Bien entendu, il s’agit d’une décennie marquée par la Nouvelle Vague. Mais pas seulement. Oublions ce mouvement qui a déjà fait couler beaucoup (trop) d’encre et intéressons-nous au reste. Car derrière - ou plus exactement en même temps que – la petite bande des Cahiers du Cinéma (composée des « Jeunes Turcs »), il y eut des dizaines de jeunes hommes (très peu de femmes) désireux de se lancer dans l’aventure cinématographique. Grâce à un nouveau matériel performant (caméras légères) et des budgets riquiquis, ils y parvinrent. Certains firent carrière, d’autres pas.

Comme le rappelle ce livre : « Entre le 1er janvier 1958 et le 31 décembre 1968 », 231 premiers films de fiction (à l’exception des films d’animation) ont été produits et réalisés. » Ce qui, pour l’époque, est énorme. 231 nouveaux venus en une décennie ! Ici tous les films sont répertoriés et, ipso facto, les noms de leurs réalisateurs cités. Jean-Pierre Mocky y côtoie Gérard Oury, Éric Rohmer cousine avec Philippe de Broca…

Pour autant, il n’est pas question d’analyser toutes ces œuvres. Cela risquerait d’être fastidieux d’autant que beaucoup de productions sont (à juste titre) oubliées et méritent à peine de n’être projetées qu’à titre de curiosités.

Les auteurs préfèrent dresser un panorama global expliquant pourquoi et comment de jeunes réalisateurs purent entrer dans la carrière et, après un premier film plus ou moins réussi, persévérer. Tous les aspects sont donc évoqués : techniques, économiques, artistiques et même critiques (le chapitre de Vincent Pinel sur ce dernier point est remarquable). Dès lors, on comprend mieux le contexte. Le raz de marée se retrouve, sinon justifié, au moins décortiqué.

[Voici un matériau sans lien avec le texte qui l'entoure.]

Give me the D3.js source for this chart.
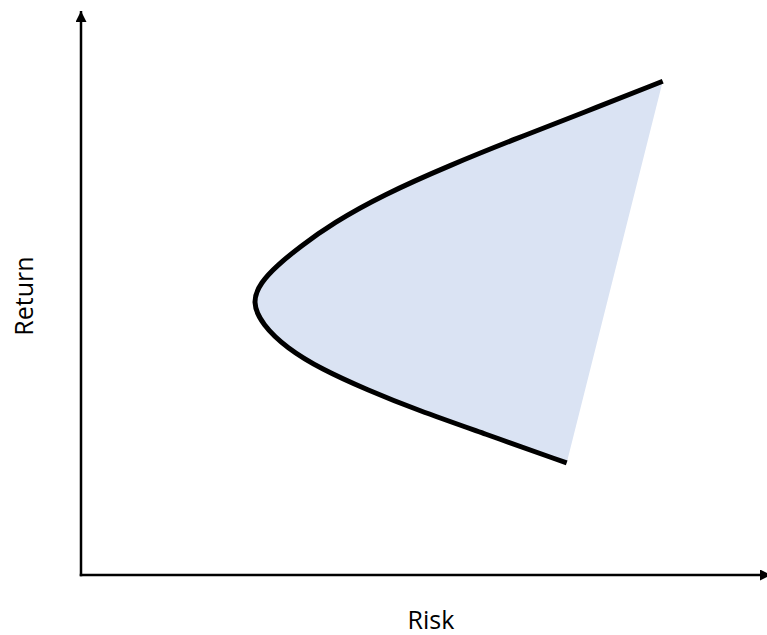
<!DOCTYPE html>
<html>
<head>
<meta charset="utf-8">
<script src="https://cdn.jsdelivr.net/npm/d3@7"></script>
<style>
  html, body { margin: 0; padding: 0; background: #fff; }
  svg { display: block; }
</style>
</head>
<body>
<svg id="chart" width="767" height="635"></svg>
<script>
// Frontier points, ordered from the lower end to the upper end (risk, return) in 0..10 units
const riskValues   = [7.08, 5.86, 4.90, 4.17, 3.50, 3.00, 2.64, 2.49, 2.62, 2.86, 3.19, 3.67, 4.40, 5.38, 6.36, 7.32, 8.48];
const returnValues = [1.99, 2.52, 2.93, 3.29, 3.66, 4.03, 4.45, 4.85, 5.20, 5.50, 5.83, 6.25, 6.75, 7.28, 7.76, 8.21, 8.77];
const axisLabels = { x: "Risk", y: "Return" };
const domainRisk = [0, 10];
const domainReturn = [0, 10];

const svg = d3.select("#chart");
const x = d3.scaleLinear().domain(domainRisk).range([81, 767]);
const y = d3.scaleLinear().domain(domainReturn).range([575, 12]);

const pts = riskValues.map((r, i) => [r, returnValues[i]]);

const line = d3.line()
  .x(d => x(d[0]))
  .y(d => y(d[1]))
  .curve(d3.curveBasis);

// Filled region: frontier curve closed by a straight segment between its endpoints
svg.append("path")
  .attr("d", line(pts) + "Z")
  .attr("fill", "#dae3f3")
  .attr("stroke", "none");

svg.append("path")
  .attr("d", line(pts))
  .attr("fill", "none")
  .attr("stroke", "#000")
  .attr("stroke-width", 5)
  .attr("stroke-linecap", "butt");

// Axes with arrows
const defs = svg.append("defs");
defs.append("marker")
  .attr("id", "arrow")
  .attr("viewBox", "0 0 10 10")
  .attr("refX", 10).attr("refY", 5)
  .attr("markerWidth", 11).attr("markerHeight", 11)
  .attr("markerUnits", "userSpaceOnUse")
  .attr("orient", "auto")
  .append("path")
  .attr("d", "M0,0 L10,5 L0,10 Z")
  .attr("fill", "#000");

svg.append("line")
  .attr("x1", x(0)).attr("y1", y(0) + 1.25)
  .attr("x2", x(0)).attr("y2", 11)
  .attr("stroke", "#000").attr("stroke-width", 2.5)
  .attr("marker-end", "url(#arrow)");

svg.append("line")
  .attr("x1", x(0) - 1.25).attr("y1", y(0))
  .attr("x2", 771).attr("y2", y(0))
  .attr("stroke", "#000").attr("stroke-width", 2.5)
  .attr("marker-end", "url(#arrow)");

svg.append("text")
  .attr("x", 431).attr("y", 629)
  .attr("text-anchor", "middle")
  .attr("font-family", "'Open Sans', sans-serif")
  .attr("font-size", 25)
  .attr("fill", "#000")
  .text(axisLabels.x);

svg.append("text")
  .attr("transform", "translate(33,296) rotate(-90)")
  .attr("text-anchor", "middle")
  .attr("font-family", "'Open Sans', sans-serif")
  .attr("font-size", 25)
  .attr("fill", "#000")
  .text(axisLabels.y);
</script>
</body>
</html>
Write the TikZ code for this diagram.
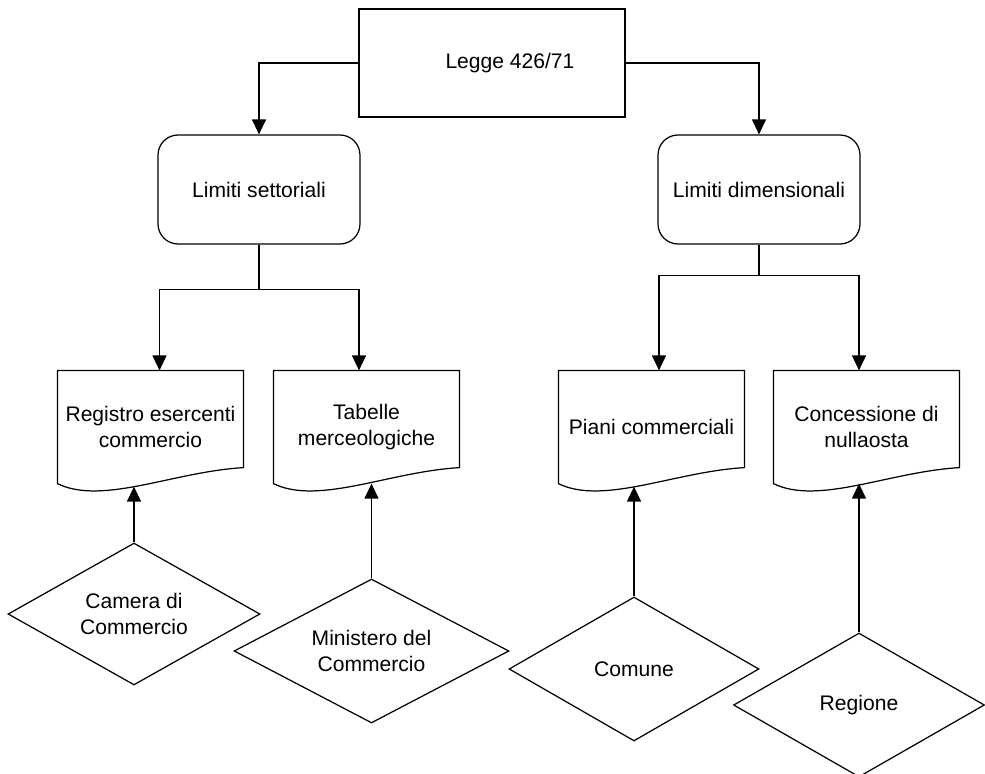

Dans la foulée, certains réalisateurs bénéficient d’une analyse un peu plus détaillée. Idem pour certains films (on y parle même des Tontons flingueurs – qui n’eut rien à voir avec la Nouvelle Vague mais qui confirma le talent d’un « jeune loup » du nom de Georges Lautner !).

Tout cela est précis, pointu. Pour une fois, on ne verse pas dans la lourde analyse universitaire. Les auteurs réussissent à ne pas plomber leur propos et même à intéresser sur un sujet délicat.

Pour le cinéphile et le curieux, il s’agit d’une véritable découverte. Un voyage au cœur de la planète cinéma à une époque où de (petits) séismes la secouaient. Quelques chapitres me paraissent inutiles mais au moins le livre ne fait pas l’impasse sur la guerre d’Algérie qui marqua – qu’ils le veuillent ou non – toute cette génération de cinéastes.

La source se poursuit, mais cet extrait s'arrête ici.